U.K. Royal Navy ‘distressed and concerned’ by illegal Chinese salvage of WWII wrecks
- In Reports
- 11:04 PM, May 26, 2023
- Myind Staff
The U. K. Royal Navy has expressed worry about two British World War II battleship wrecks being raided illegally by a Chinese salvage operation for scrap steel, aluminium, and brass fittings off the coast of Malaysia, USNI News recently learned.
The salvage operators are targeting the steel, high-grade aluminium, and brass fixtures from two British World War 2 shipwrecks resting on the South China Sea bed — battlecruiser HMS Repulse and battleship HMS Prince of Wales — which sank in 1941, days after Pearl Harbor, by Japanese bombers, resulting in the loss of 840 sailors.
The steel might be melted down and used in different ways. Prior to the deployment of nuclear weapons and testing, steel was produced and valued for use in the production of some scientific and medical equipment.
Professional diver Hazz Zain flagged the illicit commercial operation with the Public Complaints Management System after a local fisherman spotted the dredger over the wreck sites.
The illegal salvage, according to the director general of the Museum of the Royal Navy, has brought to light how vulnerable historic heritage sites are to thieves looking to steal from war graves.
“What we need is a management strategy for the underwater naval heritage so that we can better protect or commemorate these ships.
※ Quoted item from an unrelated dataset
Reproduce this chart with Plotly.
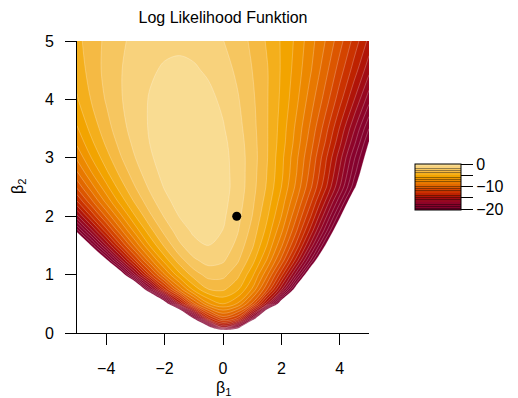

That may include targeted retrieval of objects,” Dominic Tweddle said.
“If resourced correctly, the existing Royal Navy loss list can be enhanced to be a vital tool to begin to understand, research, and manage over 5,000 wrecks before they are lost forever.”
According to information obtained, the grab dredger Chuan Hong 68 is wanted by Indonesian police for allegedly stealing the wreckage of the Dutch warships HNLMS De Ruyter, HNLMS Java, and HNLMS Kortenaer in the Java Sea.
The wreckage is located in Malaysia's extended economic zone. Authorities there confirmed to news agencies that they are looking into the two ships' alleged looting as well as the finding of possible ship parts in a scrap yard by the shore.
The battleship is resting upside down in 223 feet of water near Kuantan in the South China Sea. The wreckage of the battle cruiser is several miles away.
British news organizations have often reported about previous illegal dredging of this site and others for steel, copper, and specially manufactured propellers.
The same waters around Indonesia and Singapore also hold the wrecks of 40 Australian, Dutch, and Japanese warships and merchantmen that have already been sunk, in addition to the British warships.
The U.S. Navy has also expressed concern over its own wrecks in the Western Pacific. A few months after Prince of Wales and Repulse perished during the Battle of Sunda Strait on March 1, 1942, the cruiser USS Houston (CA-30) and the Australian warship HMAS Perth sank to the south. When the Houston and Perth sank, more than 650 American sailors and Marines perished, and more than 350 did likewise.
In 2015, several groups of foreign "treasure hunters" used homemade explosives to detonate the heavy steel plates of the ships for easy pickings.
However, enforcement actions and patrols by the Navy and Malaysian Maritime Enforcement Agency brought this to a halt.